I’ve been reticent about reviewing Cambodian wedding cuisine because regardless of how tenuous my link is to the happy couple, I’m still wary of reviewing private events lest friends stop inviting me to their houses to sample their attempts at cooking and imbibe their booze. If you spend any length of time in Cambodia, you’ll attend a wedding. They tend to be massive affairs held either in the gargantuan reception warehouses dotted around Phnom Penh or in a tent in the middle of the street, in front of a relative’s house. Knowing the bride or groom is not a prerequisite to being invited.
Cambodian wedding food constitutes a whole genre of its own and much like the wedding ceremony, it tends to draw on an array of foreign influences. In Phnom Penh, it’s not uncommon to have a Western-style, towering wedding cake, Thai tom yam soup, Chinese stir frys and a bottle of imported whiskey all at the same meal. Regardless of the food, the format of the meal is prescribed: set tables of ten (or eight in Sihanoukville*) are served as soon as they are seated. If your group is smaller than ten, random strangers will join your table or else you can join theirs as food will not be served until your table is full.
First comes a set of pickles and amusé (for lack of a better word), which in the past has included steamed pigs’ ears, cashew nuts, pickled vegetables, spring rolls, faux meats, and once, slices of Spam. A soup and a few mains follow that are shared by the whole table. The mains depend on the budget of the wedding, ranging from langoustine or whole steamed fish to stir-fried offal.
When I was in Tbaeng Meanchey in Cambodia’s north for a night, the only restaurant in town, Darareah, was booked out for a wedding. So instead of harassing the overstretched kitchen into cooking us something else, we ordered the wedding food.
These were some of the best Cambodian pickles I’ve ever eaten. Very simple garlic, chilli and mustard-y green. This far north in Cambodia, there is more of a preference for chilli-hot foods and the liberal use of chilli serves this pickle no disrespect.
The purpose of rehydrated pork skin is a mystery. After it is removed from the pig, the skin is deep-fried into thin sheets and then rehydrated when the mood takes you. It adds practically no pork flavour to anything and tends to lurk at the bottom of Cambodian soups and stir-frys, surprising diners with the mouthfeel equivalent of stepping on a beached jellyfish.

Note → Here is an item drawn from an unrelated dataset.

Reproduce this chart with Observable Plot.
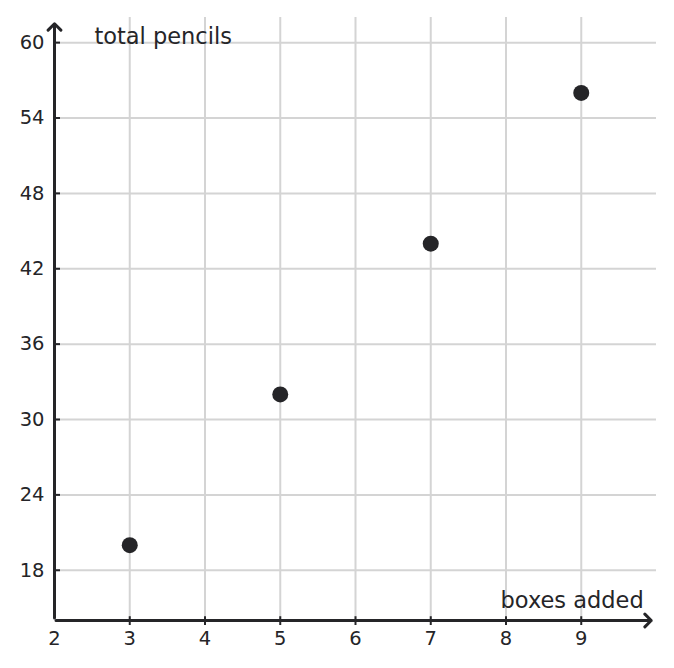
<!DOCTYPE html>
<html>
<head>
<meta charset="utf-8">
<script src="https://cdn.jsdelivr.net/npm/d3@7"></script>
<script src="https://cdn.jsdelivr.net/npm/@observablehq/plot@0.6"></script>
<style>
  html, body { margin: 0; padding: 0; background: #fff; }
  svg { display: block; }
</style>
</head>
<body>
<div id="chart"></div>
<script>
const boxes = [3, 5, 7, 9];
const pencils = [20, 32, 44, 56];
const xTicks = [2, 3, 4, 5, 6, 7, 8, 9];
const xGrid = [3, 4, 5, 6, 7, 8, 9];
const yTicks = [18, 24, 30, 36, 42, 48, 54, 60];
const xLabel = "boxes added";
const yLabel = "total pencils";

const points = boxes.map((b, i) => ({x: b, y: pencils[i]}));
const ink = "#252528";
const gridColor = "#d4d4d4";

const chart = Plot.plot({
  width: 674,
  height: 668,
  marginLeft: 54,
  marginRight: 18,
  marginTop: 17,
  marginBottom: 48,
  style: {fontFamily: "DejaVu Sans", fontSize: "19px", color: ink, background: "#fff"},
  x: {type: "linear", domain: [2, 10], axis: null},
  y: {type: "linear", domain: [14, 62], axis: null},
  marks: [
    Plot.ruleX(xGrid, {x: d => d, y1: 14, y2: 62, stroke: gridColor, strokeWidth: 2}),
    Plot.ruleY(yTicks, {y: d => d, x1: 2, x2: 10, stroke: gridColor, strokeWidth: 2}),
    // ticks
    Plot.ruleY(yTicks, {y: d => d, x1: 2, x2: 2.08, stroke: ink, strokeWidth: 2}),
    Plot.ruleX(xGrid, {x: d => d, y1: 13.6, y2: 14.3, stroke: ink, strokeWidth: 2}),
    Plot.text(yTicks, {x: 2, y: d => d, text: d => String(d), textAnchor: "end", dx: -10, fill: ink, fontSize: 19.5}),
    Plot.text(xTicks, {x: d => d, y: 14, text: d => String(d), dy: 18, fill: ink, fontSize: 19.5}),
    Plot.arrow([0], {x1: 2.02, y1: 14, x2: 9.93, y2: 14, stroke: ink, strokeWidth: 3, headLength: 4.5, headAngle: 90, bend: 0}),
    Plot.arrow([0], {x1: 2, y1: 14.2, x2: 2, y2: 61.5, stroke: ink, strokeWidth: 3, headLength: 4.5, headAngle: 90, bend: 0}),
    Plot.text([yLabel], {x: 2.53, y: 60.5, text: d => d, textAnchor: "start", fill: ink, fontSize: 22.5}),
    Plot.text([xLabel], {x: 9.83, y: 15.6, text: d => d, textAnchor: "end", fill: ink, fontSize: 22.5}),
    Plot.dot(points, {x: "x", y: "y", r: 8, fill: ink, stroke: "none"})
  ]
});
document.getElementById("chart").appendChild(chart);
</script>
</body>
</html>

Cauliflower turns up in the strangest parts of Cambodia and this place is no stranger.
Sweet, sweet offal candy! Along with watery sour soup and stirfried morning glory, this dish is one of the staples of Cambodian village travel. I’m not sure what one of the parts in this intestine stir-fry is, but I do know it comes from a pig. The other parts come from a pepper tree, sugar cane and the industrial glutamate factories of Ajinomoto.
The more time I spend travelling South East Asia, the more that I’m convinced that tom yam soup is becoming the South East Asian equivalent of pizza, a food that has become detached from its point of origin to become a regionally-specific genre of its own, for example Malaysian tom yam. This close to the Thai border however, Khmer tom yam is indistinguishable from Thai tom yam nam khon.
Location: Darareah Restaurant, next to the roundabout in Tbaeng Meanchey, Preah Vihear province. If you’re visiting the Preah Vihear ruins from the Cambodian side, you’ll inevitably eat there as dining options in the town are limited.
* – At an event with some coworkers in Sihanoukville, I asked why there were only eight seats per table in this province and ten in other provinces. “It’s lucky” they answered. “It’s lucky because in Sihanoukville, we get to eat more food.”